* START *

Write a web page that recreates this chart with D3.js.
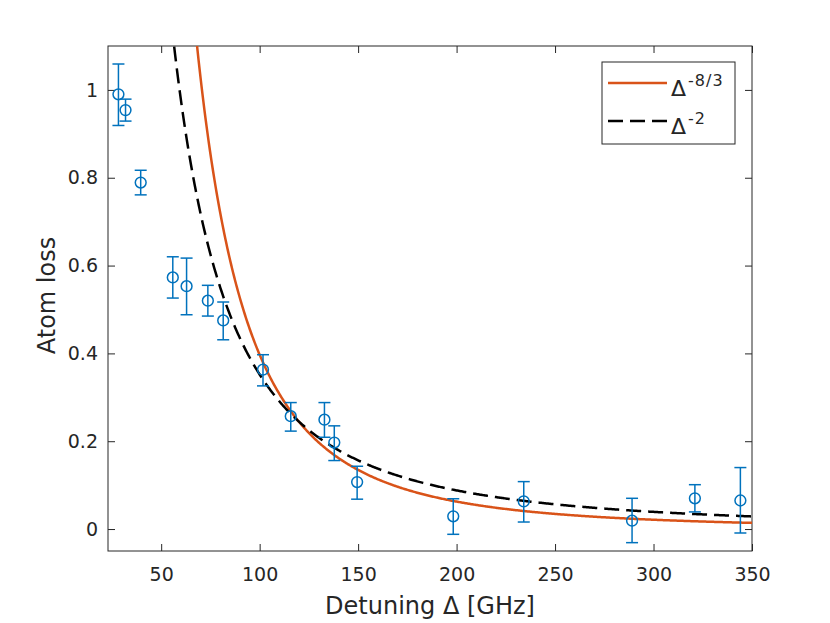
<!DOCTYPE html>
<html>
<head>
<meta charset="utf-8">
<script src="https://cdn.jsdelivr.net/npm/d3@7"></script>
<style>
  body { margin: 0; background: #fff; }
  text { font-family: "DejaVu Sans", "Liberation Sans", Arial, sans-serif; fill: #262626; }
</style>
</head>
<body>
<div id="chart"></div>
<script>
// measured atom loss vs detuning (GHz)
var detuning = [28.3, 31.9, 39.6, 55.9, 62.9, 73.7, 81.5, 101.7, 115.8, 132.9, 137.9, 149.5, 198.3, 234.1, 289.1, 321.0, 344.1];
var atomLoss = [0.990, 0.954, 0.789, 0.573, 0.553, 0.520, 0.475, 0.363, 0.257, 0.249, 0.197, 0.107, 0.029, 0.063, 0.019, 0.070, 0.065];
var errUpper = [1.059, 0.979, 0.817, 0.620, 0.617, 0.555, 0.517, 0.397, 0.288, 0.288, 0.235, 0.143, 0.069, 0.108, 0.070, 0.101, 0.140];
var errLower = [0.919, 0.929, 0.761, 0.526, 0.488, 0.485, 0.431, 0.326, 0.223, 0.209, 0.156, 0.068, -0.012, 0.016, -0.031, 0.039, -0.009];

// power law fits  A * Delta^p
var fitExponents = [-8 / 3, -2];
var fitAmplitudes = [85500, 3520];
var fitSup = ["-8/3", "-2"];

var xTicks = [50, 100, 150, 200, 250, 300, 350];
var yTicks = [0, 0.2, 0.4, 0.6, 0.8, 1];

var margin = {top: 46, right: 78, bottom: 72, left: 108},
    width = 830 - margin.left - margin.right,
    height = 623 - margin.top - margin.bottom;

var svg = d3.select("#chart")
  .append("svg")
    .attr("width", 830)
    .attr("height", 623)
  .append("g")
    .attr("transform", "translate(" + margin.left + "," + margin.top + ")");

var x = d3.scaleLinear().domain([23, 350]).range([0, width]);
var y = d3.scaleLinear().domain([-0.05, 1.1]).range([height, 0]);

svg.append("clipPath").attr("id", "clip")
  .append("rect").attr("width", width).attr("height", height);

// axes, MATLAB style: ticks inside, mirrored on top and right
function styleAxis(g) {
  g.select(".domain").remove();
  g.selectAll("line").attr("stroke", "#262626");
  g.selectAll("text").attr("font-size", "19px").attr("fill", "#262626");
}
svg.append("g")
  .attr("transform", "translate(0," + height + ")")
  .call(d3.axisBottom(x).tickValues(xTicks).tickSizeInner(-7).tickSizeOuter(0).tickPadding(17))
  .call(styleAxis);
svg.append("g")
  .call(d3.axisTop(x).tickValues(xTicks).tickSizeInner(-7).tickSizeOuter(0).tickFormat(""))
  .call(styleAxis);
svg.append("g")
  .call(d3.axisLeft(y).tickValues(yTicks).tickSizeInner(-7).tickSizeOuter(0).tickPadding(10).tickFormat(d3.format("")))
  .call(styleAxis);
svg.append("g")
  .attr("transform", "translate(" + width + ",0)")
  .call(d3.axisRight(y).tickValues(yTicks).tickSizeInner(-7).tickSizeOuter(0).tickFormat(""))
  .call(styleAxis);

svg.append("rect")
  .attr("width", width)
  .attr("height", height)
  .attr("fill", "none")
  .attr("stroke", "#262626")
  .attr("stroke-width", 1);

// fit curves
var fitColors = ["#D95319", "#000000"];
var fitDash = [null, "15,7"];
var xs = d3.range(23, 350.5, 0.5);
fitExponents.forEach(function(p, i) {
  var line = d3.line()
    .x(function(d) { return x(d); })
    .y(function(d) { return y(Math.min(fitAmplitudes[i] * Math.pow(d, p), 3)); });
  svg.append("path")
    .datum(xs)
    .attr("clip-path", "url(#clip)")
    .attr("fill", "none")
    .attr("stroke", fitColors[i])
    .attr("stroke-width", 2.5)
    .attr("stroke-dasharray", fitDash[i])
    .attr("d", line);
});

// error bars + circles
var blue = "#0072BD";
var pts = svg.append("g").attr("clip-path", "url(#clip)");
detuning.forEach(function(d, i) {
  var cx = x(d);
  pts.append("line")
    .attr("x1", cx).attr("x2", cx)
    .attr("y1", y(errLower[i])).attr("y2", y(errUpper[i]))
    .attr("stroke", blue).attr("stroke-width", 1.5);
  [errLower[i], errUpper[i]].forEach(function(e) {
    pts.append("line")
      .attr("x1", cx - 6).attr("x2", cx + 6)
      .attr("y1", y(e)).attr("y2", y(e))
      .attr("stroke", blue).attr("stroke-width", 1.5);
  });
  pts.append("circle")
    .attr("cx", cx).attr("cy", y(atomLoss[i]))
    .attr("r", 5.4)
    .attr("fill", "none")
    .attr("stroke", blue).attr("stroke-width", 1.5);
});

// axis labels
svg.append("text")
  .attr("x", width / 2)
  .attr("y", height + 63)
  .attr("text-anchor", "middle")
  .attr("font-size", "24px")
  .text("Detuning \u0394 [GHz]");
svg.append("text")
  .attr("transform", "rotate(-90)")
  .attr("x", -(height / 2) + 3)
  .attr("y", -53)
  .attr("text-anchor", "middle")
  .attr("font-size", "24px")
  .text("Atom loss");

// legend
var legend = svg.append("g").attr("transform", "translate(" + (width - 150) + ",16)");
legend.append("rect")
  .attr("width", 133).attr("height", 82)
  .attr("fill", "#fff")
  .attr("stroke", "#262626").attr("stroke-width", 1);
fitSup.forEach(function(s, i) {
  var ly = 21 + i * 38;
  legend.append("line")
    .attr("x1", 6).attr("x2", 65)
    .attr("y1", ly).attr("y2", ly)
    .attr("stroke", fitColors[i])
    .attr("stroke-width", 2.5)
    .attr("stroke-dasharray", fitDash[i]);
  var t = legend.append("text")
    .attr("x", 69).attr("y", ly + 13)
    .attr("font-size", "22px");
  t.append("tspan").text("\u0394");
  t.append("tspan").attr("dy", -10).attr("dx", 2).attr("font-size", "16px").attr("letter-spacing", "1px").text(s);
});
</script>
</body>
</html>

* END *

Work instructions: Restate the whole of the material word for word without the pictures.

Complete output:
Write a web page that recreates this chart with D3.js.
<!DOCTYPE html>
<html>
<head>
<meta charset="utf-8">
<script src="https://cdn.jsdelivr.net/npm/d3@7"></script>
<style>
  body { margin: 0; background: #fff; }
  text { font-family: "DejaVu Sans", "Liberation Sans", Arial, sans-serif; fill: #262626; }
</style>
</head>
<body>
<div id="chart"></div>
<script>
// measured atom loss vs detuning (GHz)
var detuning = [28.3, 31.9, 39.6, 55.9, 62.9, 73.7, 81.5, 101.7, 115.8, 132.9, 137.9, 149.5, 198.3, 234.1, 289.1, 321.0, 344.1];
var atomLoss = [0.990, 0.954, 0.789, 0.573, 0.553, 0.520, 0.475, 0.363, 0.257, 0.249, 0.197, 0.107, 0.029, 0.063, 0.019, 0.070, 0.065];
var errUpper = [1.059, 0.979, 0.817, 0.620, 0.617, 0.555, 0.517, 0.397, 0.288, 0.288, 0.235, 0.143, 0.069, 0.108, 0.070, 0.101, 0.140];
var errLower = [0.919, 0.929, 0.761, 0.526, 0.488, 0.485, 0.431, 0.326, 0.223, 0.209, 0.156, 0.068, -0.012, 0.016, -0.031, 0.039, -0.009];

// power law fits  A * Delta^p
var fitExponents = [-8 / 3, -2];
var fitAmplitudes = [85500, 3520];
var fitSup = ["-8/3", "-2"];

var xTicks = [50, 100, 150, 200, 250, 300, 350];
var yTicks = [0, 0.2, 0.4, 0.6, 0.8, 1];

var margin = {top: 46, right: 78, bottom: 72, left: 108},
    width = 830 - margin.left - margin.right,
    height = 623 - margin.top - margin.bottom;

var svg = d3.select("#chart")
  .append("svg")
    .attr("width", 830)
    .attr("height", 623)
  .append("g")
    .attr("transform", "translate(" + margin.left + "," + margin.top + ")");

var x = d3.scaleLinear().domain([23, 350]).range([0, width]);
var y = d3.scaleLinear().domain([-0.05, 1.1]).range([height, 0]);

svg.append("clipPath").attr("id", "clip")
  .append("rect").attr("width", width).attr("height", height);

// axes, MATLAB style: ticks inside, mirrored on top and right
function styleAxis(g) {
  g.select(".domain").remove();
  g.selectAll("line").attr("stroke", "#262626");
  g.selectAll("text").attr("font-size", "19px").attr("fill", "#262626");
}
svg.append("g")
  .attr("transform", "translate(0," + height + ")")
  .call(d3.axisBottom(x).tickValues(xTicks).tickSizeInner(-7).tickSizeOuter(0).tickPadding(17))
  .call(styleAxis);
svg.append("g")
  .call(d3.axisTop(x).tickValues(xTicks).tickSizeInner(-7).tickSizeOuter(0).tickFormat(""))
  .call(styleAxis);
svg.append("g")
  .call(d3.axisLeft(y).tickValues(yTicks).tickSizeInner(-7).tickSizeOuter(0).tickPadding(10).tickFormat(d3.format("")))
  .call(styleAxis);
svg.append("g")
  .attr("transform", "translate(" + width + ",0)")
  .call(d3.axisRight(y).tickValues(yTicks).tickSizeInner(-7).tickSizeOuter(0).tickFormat(""))
  .call(styleAxis);

svg.append("rect")
  .attr("width", width)
  .attr("height", height)
  .attr("fill", "none")
  .attr("stroke", "#262626")
  .attr("stroke-width", 1);

// fit curves
var fitColors = ["#D95319", "#000000"];
var fitDash = [null, "15,7"];
var xs = d3.range(23, 350.5, 0.5);
fitExponents.forEach(function(p, i) {
  var line = d3.line()
    .x(function(d) { return x(d); })
    .y(function(d) { return y(Math.min(fitAmplitudes[i] * Math.pow(d, p), 3)); });
  svg.append("path")
    .datum(xs)
    .attr("clip-path", "url(#clip)")
    .attr("fill", "none")
    .attr("stroke", fitColors[i])
    .attr("stroke-width", 2.5)
    .attr("stroke-dasharray", fitDash[i])
    .attr("d", line);
});

// error bars + circles
var blue = "#0072BD";
var pts = svg.append("g").attr("clip-path", "url(#clip)");
detuning.forEach(function(d, i) {
  var cx = x(d);
  pts.append("line")
    .attr("x1", cx).attr("x2", cx)
    .attr("y1", y(errLower[i])).attr("y2", y(errUpper[i]))
    .attr("stroke", blue).attr("stroke-width", 1.5);
  [errLower[i], errUpper[i]].forEach(function(e) {
    pts.append("line")
      .attr("x1", cx - 6).attr("x2", cx + 6)
      .attr("y1", y(e)).attr("y2", y(e))
      .attr("stroke", blue).attr("stroke-width", 1.5);
  });
  pts.append("circle")
    .attr("cx", cx).attr("cy", y(atomLoss[i]))
    .attr("r", 5.4)
    .attr("fill", "none")
    .attr("stroke", blue).attr("stroke-width", 1.5);
});

// axis labels
svg.append("text")
  .attr("x", width / 2)
  .attr("y", height + 63)
  .attr("text-anchor", "middle")
  .attr("font-size", "24px")
  .text("Detuning \u0394 [GHz]");
svg.append("text")
  .attr("transform", "rotate(-90)")
  .attr("x", -(height / 2) + 3)
  .attr("y", -53)
  .attr("text-anchor", "middle")
  .attr("font-size", "24px")
  .text("Atom loss");

// legend
var legend = svg.append("g").attr("transform", "translate(" + (width - 150) + ",16)");
legend.append("rect")
  .attr("width", 133).attr("height", 82)
  .attr("fill", "#fff")
  .attr("stroke", "#262626").attr("stroke-width", 1);
fitSup.forEach(function(s, i) {
  var ly = 21 + i * 38;
  legend.append("line")
    .attr("x1", 6).attr("x2", 65)
    .attr("y1", ly).attr("y2", ly)
    .attr("stroke", fitColors[i])
    .attr("stroke-width", 2.5)
    .attr("stroke-dasharray", fitDash[i]);
  var t = legend.append("text")
    .attr("x", 69).attr("y", ly + 13)
    .attr("font-size", "22px");
  t.append("tspan").text("\u0394");
  t.append("tspan").attr("dy", -10).attr("dx", 2).attr("font-size", "16px").attr("letter-spacing", "1px").text(s);
});
</script>
</body>
</html>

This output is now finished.